After graduating from Wheaton College outside of Boston, McCarthy worked as a management trainee for Marine Midland Bank. She later put her career on hold to raise her children, but, following her divorce, she re-entered the workforce. Her brother was working at Merrill Lynch and asked if she was interested in becoming a financial advisor, a career she says she found to be "exciting."
"In many ways, it is running your own business," she said. "The idea of starting the business under a fantastic brand umbrella sounded really great to me."
McCarthy's career has also been closely intertwined with raising her children. Her three kids were not an infrequent site at the office. She fondly recalls them helping her with tasks such as mailings, where they earned a penny for each envelope they licked. She says she also found different ways to be enterprising.

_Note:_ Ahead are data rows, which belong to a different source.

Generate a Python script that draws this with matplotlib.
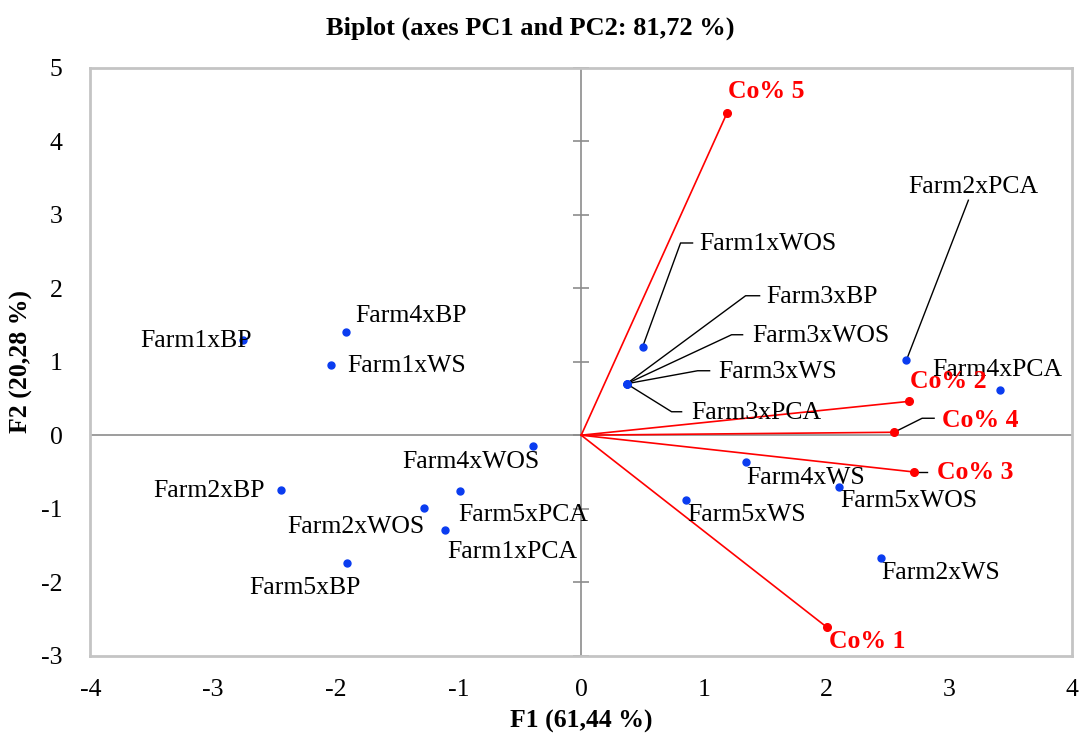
import numpy as np
import matplotlib
matplotlib.use('Agg')
import matplotlib.pyplot as plt
import matplotlib.transforms as mtransforms

# observations (blue points)
obs_names = ['Farm1xBP', 'Farm4xBP', 'Farm1xWS', 'Farm4xWOS', 'Farm2xBP', 'Farm2xWOS',
             'Farm5xPCA', 'Farm1xPCA', 'Farm5xBP', 'Farm1xWOS', 'Farm3xBP', 'Farm3xWOS',
             'Farm3xWS', 'Farm3xPCA', 'Farm2xPCA', 'Farm4xPCA', 'Farm4xWS', 'Farm5xWOS',
             'Farm5xWS', 'Farm2xWS']
obs_f1 = [-2.76, -1.92, -2.04, -0.39, -2.45, -1.28, -0.99, -1.11, -1.91, 0.50, 0.37, 0.37,
          0.37, 0.37, 2.65, 3.41, 1.34, 2.10, 0.85, 2.44]
obs_f2 = [1.30, 1.40, 0.95, -0.15, -0.75, -0.99, -0.76, -1.29, -1.74, 1.20, 0.70, 0.70,
          0.70, 0.70, 1.02, 0.61, -0.37, -0.71, -0.88, -1.67]

# variables (red vectors)
var_names = ['Co% 1', 'Co% 2', 'Co% 3', 'Co% 4', 'Co% 5']
var_f1 = [2.00, 2.67, 2.71, 2.55, 1.19]
var_f2 = [-2.61, 0.46, -0.50, 0.04, 4.39]

# label placement, pixels from the point: (dx, dy, ha) or leader (bend, end, text)
obs_lab = {
    'Farm1xBP': (-102, -1, 'left'), 'Farm4xBP': (10, 16, 'left'), 'Farm1xWS': (16, -1, 'left'),
    'Farm4xWOS': (-131, -16, 'left'), 'Farm2xBP': (-16, -1, 'right'), 'Farm2xWOS': (0, -19, 'right'),
    'Farm5xPCA': (-1, -24, 'left'), 'Farm1xPCA': (2, -22, 'left'), 'Farm5xBP': (-98, -25, 'left'),
    'Farm4xPCA': (-67, 20, 'left'), 'Farm4xWS': (1, -16, 'left'), 'Farm5xWOS': (1, -14, 'left'),
    'Farm5xWS': (2, -15, 'left'), 'Farm2xWS': (1, -15, 'left'),
}
obs_leader = {
    'Farm1xWOS': [(38, 104), (50, 104), (57, 103)],
    'Farm3xBP': [(119, 88), (133, 88), (140, 87)],
    'Farm3xWOS': [(105, 49), (116, 49), (126, 48)],
    'Farm3xWS': [(71, 13), (83, 13), (92, 12)],
    'Farm3xPCA': [(45, -28), (55, -28), (65, -29)],
    'Farm2xPCA': [(62, 160), (62, 160), (2, 173)],
}
var_lab = {'Co% 1': (2, -14), 'Co% 2': (1, 20), 'Co% 5': (1, 21)}
var_leader = {
    'Co% 4': [(28, 14), (40, 14), (48, 12)],
    'Co% 3': [(13, 0), (13, 0), (23, -1)],
}

plt.rcParams['font.family'] = ['Liberation Serif', 'DejaVu Serif']
plt.rcParams['axes.unicode_minus'] = False
fs = 18.5
blue = '#0a3cf0'
red = '#ff0000'

fig = plt.figure(figsize=(10.82, 7.38), dpi=100)
ax = fig.add_axes([0.0835, 0.1115, 0.9073, 0.7968])
ax.set_xlim(-4, 4)
ax.set_ylim(-3, 5)

for s in ax.spines.values():
    s.set_color('#c4c4c4')
    s.set_linewidth(2)
ax.set_xticks(np.arange(-4, 5))
ax.set_yticks(np.arange(-3, 6))
ax.tick_params(axis='x', length=0, pad=17, labelsize=fs)
ax.tick_params(axis='y', length=0, pad=20, labelsize=fs)

ax.axhline(0, color='#8c8c8c', lw=1.2, zorder=1)
ax.axvline(0, color='#8c8c8c', lw=1.2, zorder=1)
ax.plot(np.zeros(9), np.arange(-3, 6), ls='none', marker='_', ms=12, mew=1.2,
        color='#8c8c8c', zorder=1, clip_on=False)

# vectors
for x, y in zip(var_f1, var_f2):
    ax.plot([0, x], [0, y], color=red, lw=1.2, zorder=2)
ax.plot(var_f1, var_f2, ls='none', marker='o', ms=5.5, color=red, zorder=3)
ax.plot(obs_f1, obs_f2, ls='none', marker='o', ms=5, color=blue, zorder=3)

sc = fig.dpi / 100.0


def leader(x, y, pts, color='black'):
    tr = mtransforms.Affine2D().scale(sc) + mtransforms.ScaledTranslation(x, y, ax.transData)
    xs = [0] + [p[0] for p in pts]
    ys = [0] + [p[1] for p in pts]
    ax.plot(xs, ys, color=color, lw=1.0, transform=tr, zorder=2, clip_on=False)


for n, x, y in zip(obs_names, obs_f1, obs_f2):
    if n in obs_lab:
        dx, dy, ha = obs_lab[n]
        ax.annotate(n, (x, y), xytext=(dx * sc, dy * sc), textcoords='offset pixels',
                    ha=ha, va='center', fontsize=fs, zorder=4)
    else:
        pts = obs_leader[n]
        if n == 'Farm2xPCA':
            leader(x, y, [pts[0]])
        else:
            leader(x, y, pts[:2])
        tx, ty = pts[2]
        ax.annotate(n, (x, y), xytext=(tx * sc, ty * sc), textcoords='offset pixels',
                    ha='left', va='center', fontsize=fs, zorder=4)

for n, x, y in zip(var_names, var_f1, var_f2):
    if n in var_lab:
        dx, dy = var_lab[n]
    else:
        pts = var_leader[n]
        leader(x, y, pts[:2])
        dx, dy = pts[2]
    ax.annotate(n, (x, y), xytext=(dx * sc, dy * sc), textcoords='offset pixels',
                ha='left', va='center', fontsize=fs, color=red, fontweight='bold', zorder=4)

fig.text(0.49, 0.962, 'Biplot (axes PC1 and PC2: 81,72 %)', ha='center', va='center',
         fontsize=19, fontweight='bold')
ax.set_xlabel('F1 (61,44 %)', fontsize=fs, fontweight='bold', labelpad=6)
ax.set_ylabel('F2 (20,28 %)', fontsize=fs, fontweight='bold')
ax.yaxis.set_label_coords(-0.0584, 0.5)

fig.savefig('out.png', dpi=100)
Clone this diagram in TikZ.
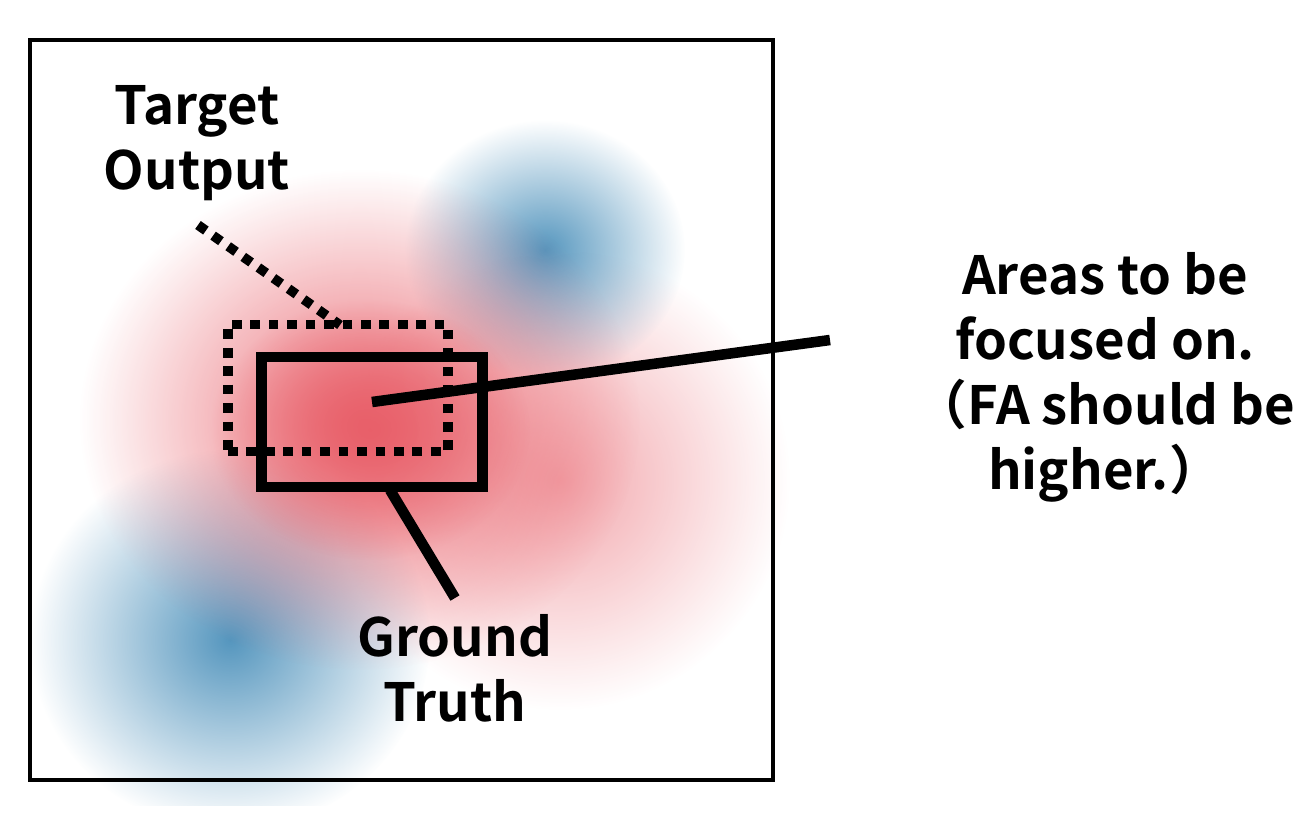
\documentclass[tikz,border=0pt]{standalone}
\usepackage{fontspec}
\newfontfamily\jp{Noto Sans CJK JP}[BoldFont={* Bold}]
\usetikzlibrary{fadings}
\tikzfading[name=blob, inner color=transparent!0, outer color=transparent!100]
\begin{document}
\begin{tikzpicture}[x=0.02cm,y=-0.02cm,
  lbl/.style={font=\jp\bfseries\fontsize{30}{37}\selectfont,align=center,inner sep=0pt},
  thick line/.style={line width=6pt},
  dots/.style={line width=5.5pt,dash pattern=on 5.5pt off 5pt}]
\useasboundingbox (0,0) rectangle (1306,816);
\definecolor{bl}{RGB}{85,150,190}
\definecolor{rd}{RGB}{232,95,105}
% blobs
\begin{scope}
\clip (20,20) rectangle (790,805);
\fill[rd!70,path fading=blob,opacity=0.8] (560,480) ellipse (230 and 230);
\fill[bl,path fading=blob] (545,250) ellipse (140 and 130);
\fill[bl,path fading=blob] (230,640) ellipse (200 and 190);
\fill[rd,path fading=blob,opacity=0.9] (360,420) ellipse (280 and 250);
\fill[rd,path fading=blob] (370,430) ellipse (160 and 130);
\end{scope}
\draw[line width=2pt] (30,40) rectangle (773,780);
% boxes
\node[draw,dots,minimum width=220*0.02cm,minimum height=127*0.02cm,inner sep=0pt] (to) at (338,388) {};
\node[draw,thick line,minimum width=221*0.02cm,minimum height=130*0.02cm,inner sep=0pt] (gt) at (372,422) {};
\coordinate (c) at (372,402);
% labels
\node[lbl] (tl) at (197,143) {Target\\Output};
\node[lbl] (al) at (1105,377) {Areas to be\\focused on.\\（FA should be\\higher.）};
\node[lbl] (gl) at (455,668) {Ground\\Truth};
\coordinate (a1) at (198,225);
\coordinate (a2) at (340,325);
\coordinate (b1) at (830,340);
\coordinate (g1) at (390,490);
\coordinate (g2) at (455,598);
\draw[dots] (a1) -- (a2);
\draw[thick line] (c) -- (b1);
\draw[thick line] (g1) -- (g2);
\end{tikzpicture}
\end{document}
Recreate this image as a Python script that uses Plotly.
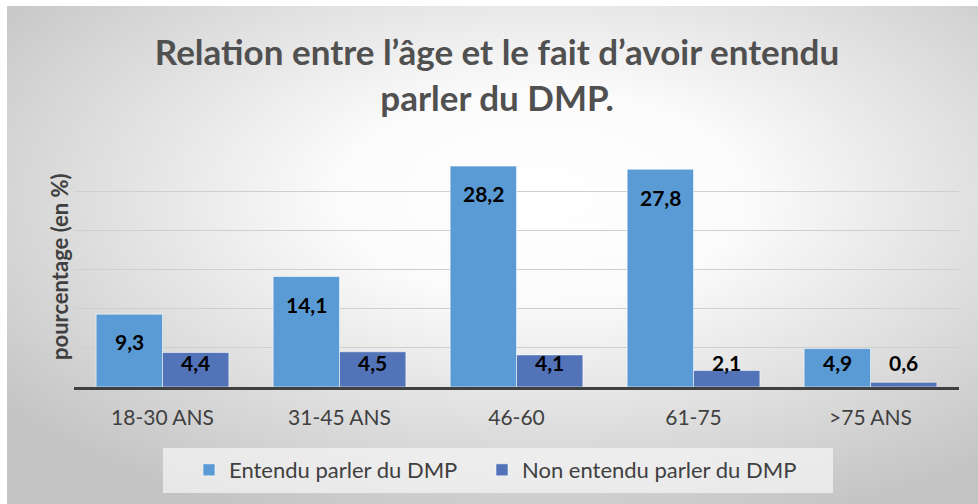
import base64
import plotly.graph_objects as go

categories = ["18-30 ANS", "31-45 ANS", "46-60", "61-75", ">75 ANS"]
entendu = [9.3, 14.1, 28.2, 27.8, 4.9]
non_entendu = [4.4, 4.5, 4.1, 2.1, 0.6]
series_names = ["Entendu parler du DMP", "Non entendu parler du DMP"]
title_text = "Relation entre l’âge et le fait d’avoir entendu<br>parler du DMP."
y_title = "pourcentage (en %)"

W, H = 978, 504
ML, MR, MT, MB = 74, 19, 152, 117
PW, PH = W - ML - MR, H - MT - MB
FONT = "Lato"
BARGAP = 0.25

svg = (
    "<svg xmlns='http://www.w3.org/2000/svg' width='971' height='498' viewBox='0 0 971 498' "
    "preserveAspectRatio='none'><defs><radialGradient id='g' cx='0.55' cy='0.38' r='0.7'>"
    "<stop offset='0' stop-color='#ffffff'/><stop offset='0.3' stop-color='#fbfbfb'/>"
    "<stop offset='1' stop-color='#c4c4c4'/></radialGradient></defs>"
    "<rect width='971' height='498' fill='url(#g)'/></svg>"
)
bg_src = "data:image/svg+xml;base64," + base64.b64encode(svg.encode()).decode()

def px_x(p):
    return (p - ML) / PW

def px_y(p):
    return (H - MB - p) / PH

fig = go.Figure()
fig.add_bar(x=categories, y=entendu, name=series_names[0], legend="legend",
            marker=dict(color="#5B9BD5", line=dict(color="rgba(255,255,255,0.55)", width=1)))
fig.add_bar(x=categories, y=non_entendu, name=series_names[1], legend="legend2",
            marker=dict(color="#5373B8", line=dict(color="rgba(255,255,255,0.55)", width=1)))

annotations = []
off = (1 - BARGAP) / 4
for i, vals in enumerate([entendu, non_entendu]):
    for j, v in enumerate(vals):
        annotations.append(dict(
            x=j + (-off if i == 0 else off), y=max(v - 3.55, 3.13), xref="x", yref="y",
            text=f"{v:.1f}".replace(".", ","), showarrow=False,
            font=dict(family=FONT, size=21, color="#000000", weight="bold"),
            xanchor="center", yanchor="middle"))
annotations.append(dict(
    x=px_x(59), y=px_y(267), xref="paper", yref="paper", text=y_title, textangle=-90,
    showarrow=False, font=dict(family=FONT, size=22, color="#404040", weight="bold"),
    xanchor="center", yanchor="middle"))

legend_common = dict(orientation="h", yanchor="middle", xanchor="left",
                     font=dict(family=FONT, size=22, color="#404040"),
                     bgcolor="rgba(0,0,0,0)", itemclick=False, itemdoubleclick=False)

fig.update_layout(
    width=W, height=H,
    margin=dict(l=ML, r=MR, t=MT, b=MB),
    paper_bgcolor="white", plot_bgcolor="rgba(0,0,0,0)",
    barmode="group", bargap=BARGAP, bargroupgap=0,
    title=dict(text=title_text, x=497 / W, xref="container", xanchor="center",
               y=1 - 65 / H, yref="container", yanchor="middle",
               font=dict(family=FONT, size=35, color="#505050", weight="bold")),
    xaxis=dict(showgrid=False, ticks="outside", ticklen=10, tickcolor="rgba(0,0,0,0)",
               tickfont=dict(family=FONT, size=21, color="#404040"),
               showline=True, linecolor="#404040", linewidth=3),
    yaxis=dict(range=[0, 30], dtick=5, showticklabels=False, gridcolor="#cfcfcf",
               gridwidth=1, zeroline=False),
    legend=dict(x=px_x(189), y=px_y(470), **legend_common),
    legend2=dict(x=px_x(482), y=px_y(470), **legend_common),
    annotations=annotations,
    images=[dict(source=bg_src, xref="paper", yref="paper", x=px_x(7), y=px_y(6),
                 sizex=(W - 7) / PW, sizey=(H - 6) / PH, xanchor="left", yanchor="top",
                 sizing="stretch", layer="below")],
    shapes=[dict(type="rect", xref="paper", yref="paper", x0=px_x(163), x1=px_x(833),
                 y0=px_y(493), y1=px_y(448), fillcolor="rgba(246,246,246,0.7)",
                 line=dict(width=0), layer="below")],
    showlegend=True,
)
fig.write_html("out.html", config={"displayModeBar": False})
with open("out.html", encoding="utf-8") as f:
    html = f.read()
html = html.replace("<head>", "<head><style>html,body{margin:0;padding:0;overflow:hidden}</style>", 1)
with open("out.html", "w", encoding="utf-8") as f:
    f.write(html)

When her son played hockey, which meant a lot of travel, McCarthy networked in her surroundings and ended up developing fellow hockey parents and equipment suppliers as her clients.
Her career at Merrill has taken her everywhere from San Diego, where she served as a resident director and complex sales manager, to Palm Beach, where she worked as a district sales manager. In 2008, she returned to the New York area, and has held her current position since this past February.
McCarthy served on the Global Wealth and Investment Management Diversity and Inclusion Council during its early years and is currently a member of the Merrill Lynch Women’s Exchange and its advisory.
These efforts matter, “because it’s a good business decision,” she said. “[There are] numerous statistics around the success of businesses that have diverse leadership and workforces. It’s not just a nice thing to do. If we want to capture next-generation clients, we want to be sure the teams are comprised of multi-generational and that they’re [diverse in race and gender] to ensure that.”